Minneapolis Fed President Neel Kashkari said Wednesday, in a post for the district’s website, that he sees the funds rate rising to 5.4% and possibly higher if inflation doesn’t trend down.
In addition to battling inflation, the Fed has been attempting to reduce the size of its balance sheet, which has fallen $364 billion to $8.6 trillion since early June. Where we end up remains to be anyone’s guess as the Fed is truly navigating uncharted policy waters and market conditions.
While there’s no crystal ball, conventional wisdom says that mortgage rates track the overall policy of the Fed, and more closely, the 10-Year Treasury.

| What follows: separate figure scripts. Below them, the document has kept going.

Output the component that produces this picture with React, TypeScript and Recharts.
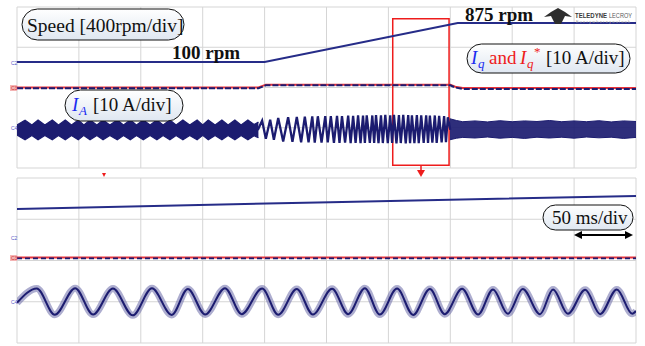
import React from "react";
import {
    Area,
    CartesianGrid,
    ComposedChart,
    Line,
    ReferenceArea,
    XAxis,
    YAxis,
} from "recharts";

// scope grid: 10 horizontal divisions, 8 vertical divisions
const xDivs = [0, 1, 2, 3, 4, 5, 6, 7, 8, 9, 10];
const yDivs = [-4, -3, -2, -1, 0, 1, 2, 3, 4];

// ---- upper capture (values in divisions) ----
const speedTop = [[0, 1.27], [4.0, 1.27], [7.12, 3.21], [10, 3.21]];
const iqRefTop = [[0, 0.0], [3.9, 0.0], [4.02, 0.14], [7.0, 0.14], [7.08, 0.04], [7.2, -0.03], [10, -0.03]];
const iqTop = [[0, -0.04], [3.9, -0.04], [4.02, 0.11], [7.0, 0.11], [7.08, 0.0], [7.2, -0.07], [10, -0.07]];

// phase current at 100 rpm: beat envelope [t, low, high]
const iaTopBeat = [
    [0.0, -2.36, -1.86], [0.13, -2.6, -1.62], [0.24, -2.38, -1.86], [0.34, -2.6, -1.62],
    [0.45, -2.38, -1.86], [0.57, -2.6, -1.62], [0.67, -2.38, -1.86], [0.78, -2.6, -1.62],
    [0.88, -2.38, -1.86], [0.99, -2.6, -1.62], [1.08, -2.38, -1.86], [1.18, -2.6, -1.62],
    [1.29, -2.38, -1.86], [1.39, -2.6, -1.62], [1.5, -2.38, -1.86], [1.62, -2.6, -1.62],
    [1.72, -2.38, -1.86], [1.83, -2.6, -1.62], [1.93, -2.38, -1.86], [2.04, -2.6, -1.62],
    [2.15, -2.38, -1.86], [2.26, -2.6, -1.62], [2.36, -2.38, -1.86], [2.47, -2.6, -1.62],
    [2.57, -2.38, -1.86], [2.68, -2.6, -1.62], [2.79, -2.38, -1.86], [2.91, -2.6, -1.62],
    [3.0, -2.38, -1.86], [3.09, -2.6, -1.62], [3.2, -2.38, -1.86], [3.31, -2.6, -1.62],
    [3.41, -2.38, -1.86], [3.52, -2.6, -1.62], [3.62, -2.38, -1.86], [3.73, -2.6, -1.62],
    [3.83, -2.4, -1.84], [3.9, -2.5, -1.72],
];

// phase current during the ramp: peaks and troughs [t, value]
const iaTopSweep = [
    [3.89, -2.11], [3.96, -1.65], [4.02, -2.55], [4.09, -1.6], [4.15, -2.6], [4.22, -1.52],
    [4.3, -2.68], [4.38, -1.48], [4.45, -2.7], [4.52, -1.46], [4.59, -2.72], [4.65, -1.45],
    [4.71, -2.72], [4.77, -1.44], [4.81, -2.74], [4.86, -1.43], [4.92, -2.74], [4.98, -1.42],
    [5.02, -2.73], [5.07, -1.42], [5.12, -2.75], [5.17, -1.41], [5.21, -2.75], [5.25, -1.42],
    [5.3, -2.74], [5.35, -1.4], [5.39, -2.76], [5.43, -1.41], [5.47, -2.75], [5.51, -1.39],
    [5.55, -2.76], [5.59, -1.4], [5.62, -2.76], [5.65, -1.38], [5.7, -2.75], [5.74, -1.39],
    [5.77, -2.76], [5.8, -1.37], [5.84, -2.77], [5.88, -1.38], [5.91, -2.76], [5.95, -1.36],
    [5.99, -2.77], [6.03, -1.38], [6.06, -2.76], [6.09, -1.36], [6.13, -2.78], [6.17, -1.37],
    [6.2, -2.76], [6.24, -1.36], [6.28, -2.78], [6.32, -1.37], [6.35, -2.77], [6.38, -1.38],
    [6.42, -2.76], [6.46, -1.37], [6.49, -2.77], [6.53, -1.39], [6.57, -2.75], [6.61, -1.38],
    [6.64, -2.76], [6.67, -1.4], [6.71, -2.74], [6.75, -1.39], [6.78, -2.75], [6.82, -1.41],
    [6.86, -2.73], [6.9, -1.42], [6.93, -2.72], [6.96, -1.48], [7.0, -2.1],
];

// phase current at 875 rpm: noisy band [t, low, high]
const iaTopTail = [
    [6.99, -2.6, -1.55], [7.1, -2.52, -1.64], [7.2, -2.48, -1.7], [7.4, -2.51, -1.66],
    [7.6, -2.46, -1.71], [7.8, -2.52, -1.65], [8.0, -2.48, -1.7], [8.2, -2.53, -1.66],
    [8.4, -2.47, -1.69], [8.6, -2.51, -1.64], [8.8, -2.47, -1.7], [9.0, -2.52, -1.66],
    [9.2, -2.46, -1.7], [9.4, -2.5, -1.65], [9.6, -2.47, -1.71], [9.8, -2.53, -1.66],
    [10, -2.48, -1.69],
];

// zoomed window of the upper capture (divisions)
const zoomWindow = { x1: 6.07, x2: 6.98, y1: -3.86, y2: 3.41 };

// ---- lower capture (zoom of the red window) ----
const speedBot = [[0, 2.5], [5.06, 2.83], [10, 3.13]];
const iqRefBot = [[0, 0.15], [10, 0.15]];
const iqBot = [[0, 0.1], [10, 0.1]];
const iaBot = [
    [0, -2.05], [0.32, -1.36], [0.61, -2.63], [0.94, -1.34], [1.23, -2.62], [1.55, -1.36],
    [1.87, -2.66], [2.18, -1.35], [2.5, -2.64], [2.76, -1.38], [3.04, -2.62], [3.36, -1.34],
    [3.63, -2.6], [3.96, -1.36], [4.22, -2.63], [4.52, -1.38], [4.78, -2.62], [5.09, -1.37],
    [5.35, -2.6], [5.62, -1.34], [5.86, -2.62], [6.14, -1.36], [6.4, -2.64], [6.67, -1.38],
    [6.91, -2.6], [7.19, -1.37], [7.45, -2.62], [7.69, -1.4], [7.93, -2.58], [8.17, -1.38],
    [8.45, -2.6], [8.66, -1.4], [8.9, -2.58], [9.18, -1.42], [9.42, -2.6], [9.69, -1.4],
    [9.94, -2.58], [10, -2.45],
];

const pts = (rows: number[][]) => rows.map(([t, v]) => ({ t, v }));
const band = (rows: number[][]) => rows.map(([t, lo, hi]) => ({ t, r: [lo, hi] }));

const TRACE = "#1c1c70";
const REF = "#e8343c";
const GRID = "#d5d5d5";
const SERIF = '"Liberation Serif", "Times New Roman", serif';

function Axes() {
    return (
        <>
            <XAxis type="number" dataKey="t" domain={[0, 10]} ticks={xDivs} hide allowDataOverflow />
            <YAxis type="number" domain={[-4, 4]} ticks={yDivs} hide allowDataOverflow />
        </>
    );
}

function TopPanel() {
    return (
        <ComposedChart width={645} height={173} margin={{ top: 7, right: 9, bottom: 5, left: 17 }}>
            <CartesianGrid stroke={GRID} />
            {Axes()}
            <Area data={band(iaTopBeat)} dataKey="r" type="linear" stroke={TRACE} strokeWidth={1.2} fill={TRACE} fillOpacity={1} isAnimationActive={false} />
            <Line data={pts(iaTopSweep)} dataKey="v" type="linear" stroke={TRACE} strokeWidth={2.3} dot={false} isAnimationActive={false} />
            <Area data={band(iaTopTail)} dataKey="r" type="linear" stroke={TRACE} strokeWidth={1} fill={TRACE} fillOpacity={0.92} isAnimationActive={false} />
            <Line data={pts(iqRefTop)} dataKey="v" type="linear" stroke={REF} strokeWidth={2} dot={false} isAnimationActive={false} />
            <Line data={pts(iqTop)} dataKey="v" type="linear" stroke={TRACE} strokeWidth={2} strokeDasharray="6 2" dot={false} isAnimationActive={false} />
            <Line data={pts(speedTop)} dataKey="v" type="linear" stroke="#262c88" strokeWidth={2} dot={false} isAnimationActive={false} />
            <ReferenceArea {...zoomWindow} fill="none" stroke="#ee1c1c" strokeWidth={1.5} ifOverflow="visible" />
        </ComposedChart>
    );
}

function BottomPanel() {
    return (
        <ComposedChart width={645} height={173} margin={{ top: 5, right: 9, bottom: 3, left: 17 }}>
            <CartesianGrid stroke={GRID} />
            {Axes()}
            <Line data={pts(iaBot)} dataKey="v" type="monotone" stroke="#6a6aa8" strokeOpacity={0.55} strokeWidth={7} dot={false} isAnimationActive={false} />
            <Line data={pts(iaBot)} dataKey="v" type="monotone" stroke={TRACE} strokeWidth={2} dot={false} isAnimationActive={false} />
            <Line data={pts(iqRefBot)} dataKey="v" type="linear" stroke={REF} strokeWidth={2} dot={false} isAnimationActive={false} />
            <Line data={pts(iqBot)} dataKey="v" type="linear" stroke={TRACE} strokeWidth={1.8} strokeDasharray="5 3" dot={false} isAnimationActive={false} />
            <Line data={pts(speedBot)} dataKey="v" type="linear" stroke="#262c88" strokeWidth={2} dot={false} isAnimationActive={false} />
        </ComposedChart>
    );
}

function Pill({ x, y, w, h }: { x: number; y: number; w: number; h: number }) {
    return <rect x={x} y={y} width={w} height={h} rx={h / 2} fill="url(#pill)" stroke="#111" strokeWidth={1} />;
}

function Overlay() {
    return (
        <svg width={645} height={346} style={{ position: "absolute", left: 0, top: 0, pointerEvents: "none" }}>
            <defs>
                <linearGradient id="pill" x1="0" y1="0" x2="0" y2="1">
                    <stop offset="0%" stopColor="#ffffff" />
                    <stop offset="100%" stopColor="#dfe7f1" />
                </linearGradient>
            </defs>

            {/* channel markers */}
            <g fontFamily="Liberation Sans, sans-serif" fontSize={5}>
                <text x={11} y={65} fill="#5858c8">C2</text>
                <rect x={10} y={85} width={7} height={6} fill="#f4b4b4" />
                <text x={11} y={90} fill="#d03030">C3</text>
                <text x={11} y={130} fill="#5858c8">C4</text>
                <text x={11} y={240} fill="#5858c8">C2</text>
                <rect x={10} y={255} width={7} height={6} fill="#f4b4b4" />
                <text x={11} y={260} fill="#d03030">C3</text>
                <text x={11} y={304} fill="#5858c8">C4</text>
            </g>

            {/* labels */}
            <Pill x={22} y={9} w={162} h={31} />
            <text x={27} y={32} fontFamily={SERIF} fontSize={19.5} fill="#111">Speed [400rpm/div]</text>

            <Pill x={65} y={90} w={118} h={31} />
            <text x={72} y={111} fontFamily={SERIF} fontSize={19} fontStyle="italic" fill="#1a2cf0">I</text>
            <text x={79} y={115} fontFamily={SERIF} fontSize={13} fontStyle="italic" fill="#1a2cf0">A</text>
            <text x={93} y={111} fontFamily={SERIF} fontSize={19} fill="#111">[10 A/div]</text>

            <text x={172} y={59} fontFamily={SERIF} fontSize={19} fontWeight="bold" fill="#111">100 rpm</text>
            <text x={465} y={21} fontFamily={SERIF} fontSize={19} fontWeight="bold" fill="#111">875 rpm</text>

            <Pill x={467} y={44} w={163} h={29} />
            <text x={471} y={64} fontFamily={SERIF} fontSize={19} fontStyle="italic" fill="#1a2cf0">I</text>
            <text x={478} y={68} fontFamily={SERIF} fontSize={13} fontStyle="italic" fill="#1a2cf0">q</text>
            <text x={489} y={64} fontFamily={SERIF} fontSize={19} fill="#ee1c1c">and</text>
            <text x={520} y={64} fontFamily={SERIF} fontSize={19} fontStyle="italic" fill="#ee1c1c">I</text>
            <text x={527} y={68} fontFamily={SERIF} fontSize={13} fontStyle="italic" fill="#ee1c1c">q</text>
            <text x={534} y={56} fontFamily={SERIF} fontSize={13} fill="#ee1c1c">*</text>
            <text x={546} y={64} fontFamily={SERIF} fontSize={19} fill="#111">[10 A/div]</text>

            <Pill x={543} y={205} w={90} h={25} />
            <text x={552} y={224} fontFamily={SERIF} fontSize={19} fill="#111">50 ms/div</text>
            <line x1={580} y1={235} x2={627} y2={235} stroke="#000" strokeWidth={2} />
            <polygon points="574,235 582,231 582,239" fill="#000" />
            <polygon points="633,235 625,231 625,239" fill="#000" />

            {/* logo */}
            <polygon points="544,17 551,12 558,8 565,12 572,17 565,16 561,24 555,24 551,16" fill="#2e2e2e" />
            <text x={575} y={18} fontFamily="Liberation Sans, sans-serif" fontSize={6.5} fontWeight="bold" fill="#3a3a3a" textLength={32} lengthAdjust="spacingAndGlyphs">TELEDYNE</text>
            <text x={609} y={18} fontFamily="Liberation Sans, sans-serif" fontSize={6.5} fill="#5a5a5a" textLength={23} lengthAdjust="spacingAndGlyphs">LECROY</text>
            <text x={576} y={23} fontFamily="Liberation Sans, sans-serif" fontSize={4} fill="#9a9a9a" textLength={54}>Everywhereyoulook</text>

            {/* zoom marker */}
            <line x1={421} y1={165} x2={421} y2={171} stroke="#ee1c1c" strokeWidth={1.5} />
            <polygon points="417,170 425,170 421,177" fill="#ee1c1c" />
            <polygon points="102,173 106,173 104,177" fill="#ee1c1c" />
        </svg>
    );
}

export default function App() {
    return (
        <div style={{ position: "absolute", left: 0, top: 0, width: 645, height: 346, background: "#fff", overflow: "hidden" }}>
            <div style={{ position: "absolute", left: 0, top: 0 }}>
                <TopPanel />
            </div>
            <div style={{ position: "absolute", left: 0, top: 173 }}>
                <BottomPanel />
            </div>
            <Overlay />
        </div>
    );
}
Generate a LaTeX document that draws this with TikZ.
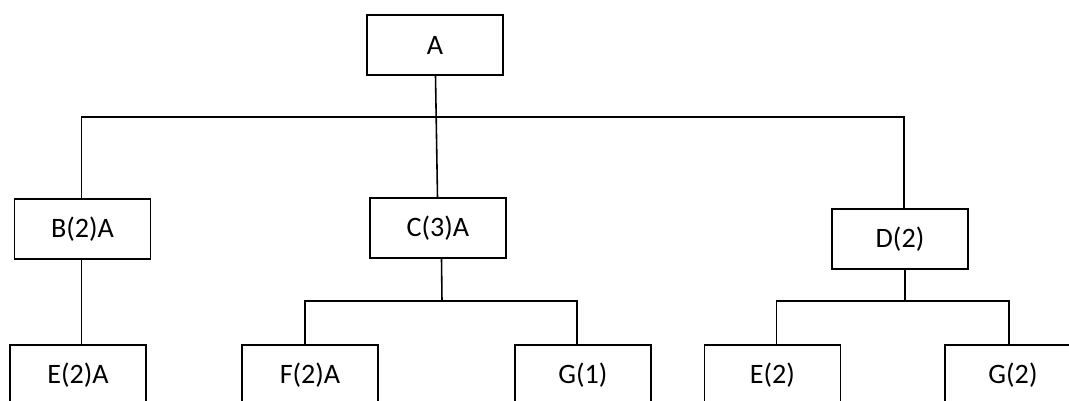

If that’s true, then mortgage rates are going up in 2023. And while they might be higher than where they are now, home buyers need to be smart about their approach and lock in a low rate when they can.
Waiting can be costly, even if you’re waiting for home prices to drop.
If we experience hyper-inflation, we believe Chairman Powell is committed to fighting it, meaning we could easily see mortgage rates in the double digits in that scenario; another early 1980’s type event.
Regardless, high IQ buyers buy when rates are as low as they can get them, no matter where they are at the time they buy. Remember, you’re either going to be renting and paying the landlord’s equity, or owning, and building your own. So, budget well, plan ahead, and home buy accordingly.